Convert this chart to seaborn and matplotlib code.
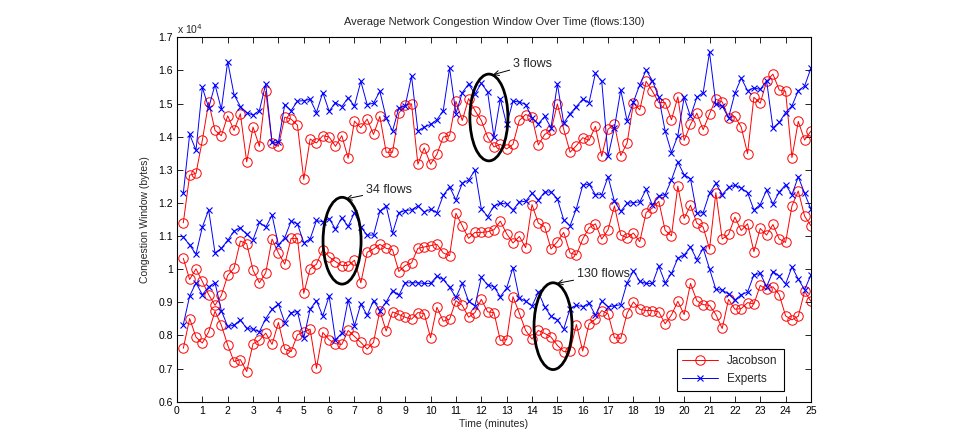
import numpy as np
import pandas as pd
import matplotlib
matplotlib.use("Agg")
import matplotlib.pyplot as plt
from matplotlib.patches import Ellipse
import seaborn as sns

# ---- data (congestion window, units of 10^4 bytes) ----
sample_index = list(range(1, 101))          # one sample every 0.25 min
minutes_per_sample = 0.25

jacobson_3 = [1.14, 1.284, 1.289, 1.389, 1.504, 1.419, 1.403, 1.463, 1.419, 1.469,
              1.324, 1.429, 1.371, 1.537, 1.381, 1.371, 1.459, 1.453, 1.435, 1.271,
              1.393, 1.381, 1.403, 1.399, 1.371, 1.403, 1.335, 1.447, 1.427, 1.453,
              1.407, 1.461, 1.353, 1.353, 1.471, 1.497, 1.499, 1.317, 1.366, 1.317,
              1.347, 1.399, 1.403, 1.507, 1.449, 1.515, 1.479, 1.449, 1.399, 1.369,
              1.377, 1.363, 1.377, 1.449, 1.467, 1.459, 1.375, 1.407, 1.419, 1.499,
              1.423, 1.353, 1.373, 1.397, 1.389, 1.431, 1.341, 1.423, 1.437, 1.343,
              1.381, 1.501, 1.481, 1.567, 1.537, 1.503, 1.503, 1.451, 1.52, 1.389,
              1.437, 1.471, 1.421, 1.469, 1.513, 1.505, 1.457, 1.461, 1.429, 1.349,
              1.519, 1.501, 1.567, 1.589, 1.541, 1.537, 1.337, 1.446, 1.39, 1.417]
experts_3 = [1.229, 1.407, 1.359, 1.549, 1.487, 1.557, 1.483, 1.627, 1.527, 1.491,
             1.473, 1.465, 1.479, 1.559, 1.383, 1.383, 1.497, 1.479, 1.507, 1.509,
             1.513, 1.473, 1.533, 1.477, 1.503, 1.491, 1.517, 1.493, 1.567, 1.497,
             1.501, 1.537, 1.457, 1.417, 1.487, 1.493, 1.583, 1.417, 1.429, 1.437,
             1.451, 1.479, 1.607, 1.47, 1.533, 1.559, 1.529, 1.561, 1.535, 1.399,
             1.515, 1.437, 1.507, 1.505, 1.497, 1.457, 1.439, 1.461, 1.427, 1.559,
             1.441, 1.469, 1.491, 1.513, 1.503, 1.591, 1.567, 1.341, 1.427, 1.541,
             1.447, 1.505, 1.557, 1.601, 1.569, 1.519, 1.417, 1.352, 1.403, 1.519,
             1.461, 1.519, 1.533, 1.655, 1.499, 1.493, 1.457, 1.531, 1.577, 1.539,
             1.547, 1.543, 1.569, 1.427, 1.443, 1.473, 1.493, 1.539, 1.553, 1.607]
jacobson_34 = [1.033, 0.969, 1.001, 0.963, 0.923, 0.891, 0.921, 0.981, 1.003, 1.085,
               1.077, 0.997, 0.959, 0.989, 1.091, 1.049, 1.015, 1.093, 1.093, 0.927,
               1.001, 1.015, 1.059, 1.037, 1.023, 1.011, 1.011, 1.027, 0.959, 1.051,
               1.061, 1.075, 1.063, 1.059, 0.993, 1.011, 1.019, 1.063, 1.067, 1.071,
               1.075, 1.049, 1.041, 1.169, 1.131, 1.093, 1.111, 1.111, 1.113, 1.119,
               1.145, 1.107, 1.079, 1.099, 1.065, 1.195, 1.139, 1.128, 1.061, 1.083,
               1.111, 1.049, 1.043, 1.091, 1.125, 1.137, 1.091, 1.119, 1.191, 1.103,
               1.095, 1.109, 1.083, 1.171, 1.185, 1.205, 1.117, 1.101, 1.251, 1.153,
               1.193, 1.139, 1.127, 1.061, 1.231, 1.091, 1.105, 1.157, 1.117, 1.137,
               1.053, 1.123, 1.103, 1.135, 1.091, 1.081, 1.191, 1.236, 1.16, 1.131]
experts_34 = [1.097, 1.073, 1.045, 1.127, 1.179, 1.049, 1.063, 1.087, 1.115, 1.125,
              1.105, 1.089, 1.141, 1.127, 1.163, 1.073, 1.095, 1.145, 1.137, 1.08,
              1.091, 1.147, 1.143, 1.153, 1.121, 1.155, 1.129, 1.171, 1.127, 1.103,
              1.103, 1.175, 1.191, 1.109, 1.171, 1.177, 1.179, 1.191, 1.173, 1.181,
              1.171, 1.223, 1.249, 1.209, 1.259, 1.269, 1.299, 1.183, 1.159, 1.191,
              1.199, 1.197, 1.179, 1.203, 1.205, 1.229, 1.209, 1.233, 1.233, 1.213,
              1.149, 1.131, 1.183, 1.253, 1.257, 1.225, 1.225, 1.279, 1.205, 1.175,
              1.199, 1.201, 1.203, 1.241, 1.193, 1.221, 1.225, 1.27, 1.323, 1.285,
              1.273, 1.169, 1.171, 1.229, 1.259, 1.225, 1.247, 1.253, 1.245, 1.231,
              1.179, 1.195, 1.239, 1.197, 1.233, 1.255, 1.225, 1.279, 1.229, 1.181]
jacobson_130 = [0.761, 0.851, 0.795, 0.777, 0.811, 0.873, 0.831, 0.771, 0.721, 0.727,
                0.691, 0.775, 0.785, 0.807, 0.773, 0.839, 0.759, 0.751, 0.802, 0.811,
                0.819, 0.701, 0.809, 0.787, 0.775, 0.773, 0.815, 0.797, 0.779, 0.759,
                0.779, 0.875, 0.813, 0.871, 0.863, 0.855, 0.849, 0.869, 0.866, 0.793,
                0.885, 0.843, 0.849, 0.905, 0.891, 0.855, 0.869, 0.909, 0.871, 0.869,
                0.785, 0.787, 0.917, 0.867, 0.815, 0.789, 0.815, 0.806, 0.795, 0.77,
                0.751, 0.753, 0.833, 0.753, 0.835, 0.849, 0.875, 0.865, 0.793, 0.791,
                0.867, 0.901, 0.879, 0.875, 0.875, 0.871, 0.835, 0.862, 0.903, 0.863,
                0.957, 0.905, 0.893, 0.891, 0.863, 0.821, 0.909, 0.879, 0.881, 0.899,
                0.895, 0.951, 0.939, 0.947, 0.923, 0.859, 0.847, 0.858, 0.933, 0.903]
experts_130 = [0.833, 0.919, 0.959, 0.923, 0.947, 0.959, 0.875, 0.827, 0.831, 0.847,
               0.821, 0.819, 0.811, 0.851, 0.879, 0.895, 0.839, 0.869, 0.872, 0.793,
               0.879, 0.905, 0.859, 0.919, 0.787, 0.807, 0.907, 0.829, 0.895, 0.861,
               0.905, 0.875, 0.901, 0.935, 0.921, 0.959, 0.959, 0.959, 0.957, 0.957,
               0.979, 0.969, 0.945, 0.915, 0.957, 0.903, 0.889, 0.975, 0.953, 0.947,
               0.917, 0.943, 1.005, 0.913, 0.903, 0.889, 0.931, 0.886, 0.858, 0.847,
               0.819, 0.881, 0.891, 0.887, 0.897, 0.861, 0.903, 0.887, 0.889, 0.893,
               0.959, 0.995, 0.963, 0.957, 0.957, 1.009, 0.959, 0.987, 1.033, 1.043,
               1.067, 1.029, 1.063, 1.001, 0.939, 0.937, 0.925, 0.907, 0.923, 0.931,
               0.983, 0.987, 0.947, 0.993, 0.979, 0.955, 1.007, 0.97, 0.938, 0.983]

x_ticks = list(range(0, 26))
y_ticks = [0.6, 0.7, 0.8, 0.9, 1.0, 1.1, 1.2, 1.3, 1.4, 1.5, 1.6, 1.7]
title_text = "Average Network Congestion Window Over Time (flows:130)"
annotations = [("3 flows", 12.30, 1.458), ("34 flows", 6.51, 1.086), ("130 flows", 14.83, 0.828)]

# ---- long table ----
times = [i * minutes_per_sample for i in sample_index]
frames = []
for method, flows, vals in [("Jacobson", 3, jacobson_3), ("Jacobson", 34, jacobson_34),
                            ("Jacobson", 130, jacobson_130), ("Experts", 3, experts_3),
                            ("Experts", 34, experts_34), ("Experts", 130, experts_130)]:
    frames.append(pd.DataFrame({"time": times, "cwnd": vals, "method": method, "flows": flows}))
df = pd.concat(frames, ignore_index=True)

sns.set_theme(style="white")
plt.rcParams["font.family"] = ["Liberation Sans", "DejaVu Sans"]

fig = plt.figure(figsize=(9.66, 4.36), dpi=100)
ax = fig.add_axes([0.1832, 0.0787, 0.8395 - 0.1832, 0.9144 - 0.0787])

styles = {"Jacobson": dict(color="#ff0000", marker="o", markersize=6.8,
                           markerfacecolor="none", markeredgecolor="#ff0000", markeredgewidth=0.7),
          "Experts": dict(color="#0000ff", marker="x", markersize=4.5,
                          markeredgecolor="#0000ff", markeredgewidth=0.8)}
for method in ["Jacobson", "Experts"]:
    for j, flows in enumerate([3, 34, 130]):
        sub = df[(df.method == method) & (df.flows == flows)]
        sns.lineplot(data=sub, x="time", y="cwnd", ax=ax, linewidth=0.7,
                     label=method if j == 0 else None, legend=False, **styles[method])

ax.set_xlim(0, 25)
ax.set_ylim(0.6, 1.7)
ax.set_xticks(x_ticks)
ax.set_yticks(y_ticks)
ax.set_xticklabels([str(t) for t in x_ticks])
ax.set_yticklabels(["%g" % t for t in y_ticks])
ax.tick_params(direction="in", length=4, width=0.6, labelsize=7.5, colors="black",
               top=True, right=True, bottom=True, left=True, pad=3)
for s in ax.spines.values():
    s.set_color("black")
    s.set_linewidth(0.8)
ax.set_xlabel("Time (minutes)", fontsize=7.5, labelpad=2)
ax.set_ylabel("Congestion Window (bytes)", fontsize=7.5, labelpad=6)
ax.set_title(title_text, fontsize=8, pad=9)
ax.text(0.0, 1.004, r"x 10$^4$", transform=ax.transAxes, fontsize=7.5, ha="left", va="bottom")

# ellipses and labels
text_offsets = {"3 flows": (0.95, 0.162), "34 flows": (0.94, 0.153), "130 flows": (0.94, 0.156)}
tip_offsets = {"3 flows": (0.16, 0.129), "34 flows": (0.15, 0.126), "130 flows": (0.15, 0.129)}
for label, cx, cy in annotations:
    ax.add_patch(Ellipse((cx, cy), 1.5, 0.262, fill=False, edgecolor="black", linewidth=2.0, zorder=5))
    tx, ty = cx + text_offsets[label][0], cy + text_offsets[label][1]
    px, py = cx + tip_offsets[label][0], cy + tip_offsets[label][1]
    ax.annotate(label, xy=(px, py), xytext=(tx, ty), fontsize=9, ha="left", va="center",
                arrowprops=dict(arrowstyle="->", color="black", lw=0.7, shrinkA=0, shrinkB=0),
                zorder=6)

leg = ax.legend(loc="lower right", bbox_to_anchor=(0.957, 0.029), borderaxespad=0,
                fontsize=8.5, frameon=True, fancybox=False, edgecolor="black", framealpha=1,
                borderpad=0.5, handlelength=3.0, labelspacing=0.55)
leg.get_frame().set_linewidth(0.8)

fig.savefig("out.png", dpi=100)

☆ ☆ ☆ ☆ ☆ ☆ ☆

Pictures stay out. Print the data exactly, from its first line through the line containing "minutes_per_sample = 0.25".

Convert this chart to seaborn and matplotlib code.
import numpy as np
import pandas as pd
import matplotlib
matplotlib.use("Agg")
import matplotlib.pyplot as plt
from matplotlib.patches import Ellipse
import seaborn as sns

# ---- data (congestion window, units of 10^4 bytes) ----
sample_index = list(range(1, 101))          # one sample every 0.25 min
minutes_per_sample = 0.25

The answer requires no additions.